During my post-quest research, however, I discovered that the two parties can be brought to the negotiating table in a quest called Season Unending, which is part of the Main quest line. Because I had decided it would be wiser to settle the civil war before attempting to deal with the dragon crisis, I had not advanced far enough along the Main questline to open Season Unending. Initially, I was disappointed that I had missed out on an opportunity to bring a peaceful end to the rebellion, but upon further reading, I realized that the truce afforded by Season Unending is, at best, temporary and at worst, completely illusory.
Jarl Balgruuf the Greater insists on a Greybeard-hosted and Dragonborn-mediated end to the hostilities before he will allow his castle (Dragonreach) to be used as an instrument to defeat Alduin. His logic is that, because Whiterun is both geographically and politically betwixt the Stormcloaks and the Legion, a risky adventure such as the one proposed by the Dragonborn could be seen as a opportunity by one of the sides to gain advantage by taking Whiterun while its Jarl is distracted. General Tullius and Jarl Ulfric Stormcloak sit down at the table and agree to the terms of the truce negotiated by the Dragonborn. Regardless of the specifics of the negotiation (and the combinations of possible interactions and outcomes is one of the most complex in the whole game), the quest ends successfully when everyone leaves the conference with a hard-won cease-fire.
|The negotiation table.|
From a moral role-playing perspective, the question of who to blame for the truce violation is vital. While this issue depends somewhat on the stage of the Civil War questline at which the player completes Season Unending, most scenarios suggest that the Stormcloaks are the aggressors. First, the Empire has nothing to gain by violating the cease-fire. The Legion is fighting a defensive battle against secessionists within an Imperial Province; if the rebellion stops fighting, then the Legion has no more reason to expend its already stretched forces to "punish" the rebels. Second, the Empire's major flaw is its adherence to the law, even when the law is unjust (such as the White-Gold Concordat), while the Stormcloaks have little interest in sticking to agreements that violate their ideology; if someone is going to break the treaty, its probably going to be the party that formed around the breaking of another treaty. Third, and most importantly, nearly every stage of the Civil War questline, regardless of the side chosen by the player, starts with an aggressive act by the Stormcloaks (finding the Jagged Crown in order to legitimize Ulfric's bid to replace Torygg as High King, taking a fort that legally belongs to the Empire, etc.). In fact, Ulfric's willingness to agree to the terms of the truce forged at High Hrothgar seems, in retrospect, to be a complete sham. As an ideologue, Ulfric has little to gain by holding to the terms of an agreement that is only slightly more palatable than the Concordat itself.

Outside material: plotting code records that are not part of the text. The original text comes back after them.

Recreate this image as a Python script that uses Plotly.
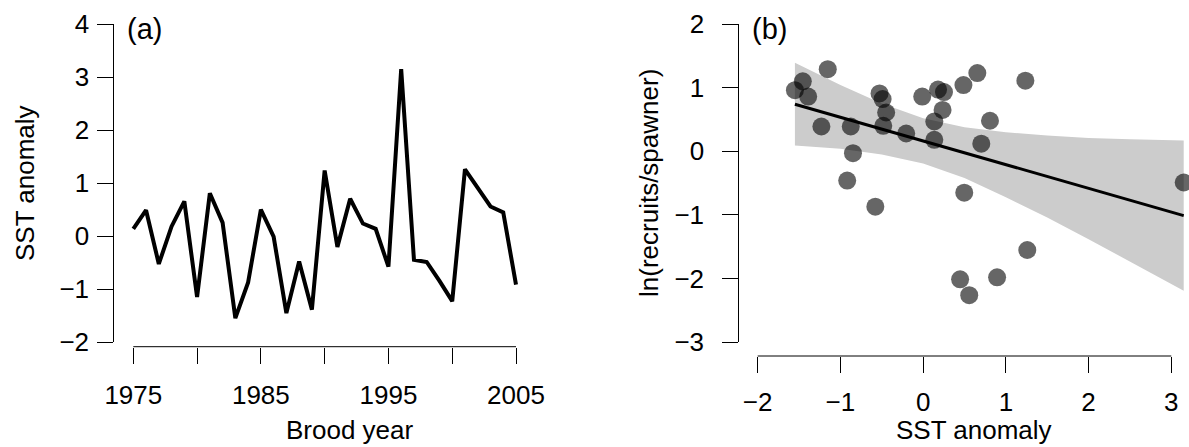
import plotly.graph_objects as go

W, H = 1189, 447
FONT = "Liberation Sans, Arial, sans-serif"
FS = 26

# ---------------- data ----------------
brood_year = list(range(1975, 2006))
sst_anomaly = [0.135, 0.487, -0.527, 0.18, 0.655, -1.153, 0.808, 0.252, -1.55, -0.875,
               0.497, -0.011, -1.455, -0.482, -1.39, 1.236, -0.205, 0.703, 0.235, 0.135,
               -0.578, 3.15, -0.447, -0.49, -0.848, -1.23, 1.259, 0.894, 0.557, 0.447,
               -0.918]
ln_recruits_per_spawner = [0.18, 1.04, 0.91, 0.97, 1.23, 1.29, 0.48, 0.93, 0.96, 0.39,
                           -0.65, 0.86, 1.10, 0.40, 0.86, 1.11, 0.28, 0.12, 0.65, 0.47,
                           -0.87, -0.49, 0.61, 0.82, -0.03, 0.39, -1.55, -1.98, -2.26, -2.01,
                           -0.46]
fit_x = [-1.55, 3.15]
fit_y = [0.74, -1.01]
band_x = [-1.55, -1.0, -0.5, 0.0, 0.5, 1.0, 1.5, 2.0, 2.5, 3.15]
band_upper = [1.39, 1.04, 0.75, 0.52, 0.38, 0.30, 0.25, 0.21, 0.19, 0.17]
band_lower = [0.09, 0.04, -0.05, -0.19, -0.42, -0.72, -1.04, -1.38, -1.73, -2.19]

year_ticks = [1975, 1980, 1985, 1990, 1995, 2000, 2005]
year_labels = ["1975", "", "1985", "", "1995", "", "2005"]
sst_ticks_a = [-2, -1, 0, 1, 2, 3, 4]
sst_ticks_b = [-2, -1, 0, 1, 2, 3]
lnrs_ticks = [-3, -2, -1, 0, 1, 2]


def fx(p):
    return p / W


def fy(p):
    return 1 - p / H


fig = go.Figure()

# panel (a)
fig.add_trace(go.Scatter(x=brood_year, y=sst_anomaly, mode="lines",
                         line=dict(color="black", width=4),
                         xaxis="x", yaxis="y", showlegend=False, hoverinfo="skip"))

# panel (b)
fig.add_trace(go.Scatter(x=band_x + band_x[::-1], y=band_upper + band_lower[::-1],
                         mode="lines", fill="toself", fillcolor="#cccccc",
                         line=dict(width=0, color="#cccccc"),
                         xaxis="x2", yaxis="y2", showlegend=False, hoverinfo="skip"))
fig.add_trace(go.Scatter(x=fit_x, y=fit_y, mode="lines",
                         line=dict(color="black", width=3),
                         xaxis="x2", yaxis="y2", showlegend=False, hoverinfo="skip"))
fig.add_trace(go.Scatter(x=sst_anomaly, y=ln_recruits_per_spawner, mode="markers",
                         marker=dict(size=18, color="rgba(0,0,0,0.6)", line=dict(width=0)),
                         xaxis="x2", yaxis="y2", showlegend=False, cliponaxis=True,
                         hoverinfo="skip"))

tickfont = dict(family=FONT, size=FS, color="black")
common = dict(showgrid=False, zeroline=False, ticks="outside", ticklen=16,
              tickwidth=1, tickcolor="black", linecolor="black", linewidth=1,
              tickfont=tickfont, automargin=False)

# panel (a) axes: 1975 -> 133.3 px, 2005 -> 516 px
a_left, a_right = 113.3, 540.0
a_per = (516.0 - 133.3) / 30.0
a_r0 = 1975 - (133.3 - a_left) / a_per
a_r1 = 2005 + (a_right - 516.0) / a_per
fig.update_layout(
    xaxis=dict(domain=[fx(a_left), fx(a_right)], range=[a_r0, a_r1], anchor="free",
               position=fy(346.7), showline=False, tickmode="array",
               tickvals=year_ticks, ticktext=year_labels, ticklabelstandoff=9, **common),
    yaxis=dict(domain=[fy(342), fy(24)], range=[-2, 4], anchor="free",
               position=fx(a_left), showline=True, tickmode="array",
               tickvals=sst_ticks_a, ticklabelstandoff=3, **common),
)

# panel (b) axes: -2 -> 757.7 px, 3 -> 1171.3 px
b_left = 738.3
px_per = (1171.3 - 757.7) / 5.0
b_r0 = -2 - (757.7 - b_left) / px_per
b_r1 = 3 + (W - 1171.3) / px_per
fig.update_layout(
    xaxis2=dict(domain=[fx(b_left), 1.0], range=[b_r0, b_r1], anchor="free",
                position=fy(356), showline=False, tickmode="array",
                tickvals=sst_ticks_b, ticklabelstandoff=7, **common),
    yaxis2=dict(domain=[fy(342.3), fy(24)], range=[-3, 2], anchor="free",
                position=fx(b_left), showline=True, tickmode="array",
                tickvals=lnrs_ticks, ticklabelstandoff=13, **common),
)

shapes = [
    dict(type="line", xref="x", yref="paper",
         x0=min(year_ticks), x1=max(year_ticks), y0=fy(346.7), y1=fy(346.7),
         line=dict(color="black", width=1)),
    dict(type="line", xref="x2", yref="paper",
         x0=min(sst_ticks_b), x1=max(sst_ticks_b), y0=fy(356), y1=fy(356),
         line=dict(color="black", width=1)),
]

ann_font = dict(family=FONT, size=FS, color="black")
lab_font = dict(family=FONT, size=29, color="black")
annotations = [
    dict(text="Brood year", x=fx(350), y=fy(430), xref="paper", yref="paper",
         xanchor="center", yanchor="middle", showarrow=False, font=ann_font),
    dict(text="SST anomaly", x=fx(974), y=fy(430), xref="paper", yref="paper",
         xanchor="center", yanchor="middle", showarrow=False, font=ann_font),
    dict(text="SST anomaly", x=fx(25), y=fy(183), xref="paper", yref="paper",
         xanchor="center", yanchor="middle", showarrow=False, textangle=-90, font=ann_font),
    dict(text="ln(recruits/spawner)", x=fx(649), y=fy(183), xref="paper", yref="paper",
         xanchor="center", yanchor="middle", showarrow=False, textangle=-90, font=ann_font),
    dict(text="(a)", x=fx(125), y=fy(29), xref="paper", yref="paper",
         xanchor="left", yanchor="middle", showarrow=False, font=lab_font),
    dict(text="(b)", x=fx(750), y=fy(29), xref="paper", yref="paper",
         xanchor="left", yanchor="middle", showarrow=False, font=lab_font),
]

fig.update_layout(width=W, height=H, margin=dict(l=0, r=0, t=0, b=0, autoexpand=False),
                  paper_bgcolor="white", plot_bgcolor="rgba(0,0,0,0)",
                  font=dict(family=FONT, size=FS, color="black"),
                  shapes=shapes, annotations=annotations)

fig.write_html("out.html")
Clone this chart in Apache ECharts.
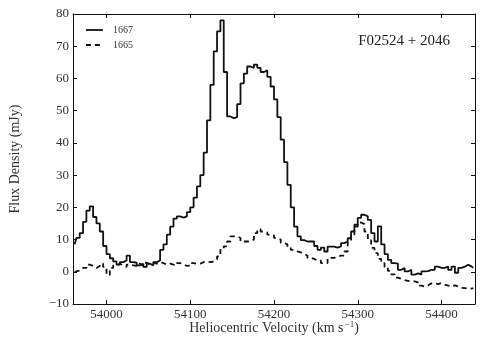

In my second playthough, I will be sure to complete Season Unending; the number of variables is impressive, and it is a rare moment of NPC communication in a combat-based game. Still, I wish that Bethesda had scripted a peaceful outcome to the civil war. While the player can certainly choose to not complete the Civil War quests, the hostilities do not resolve until the player, in effect, chooses a winner by fighting for either the Stormcloaks or the Legion. As it is currently written, Skyrim does not offer peace as a viable option.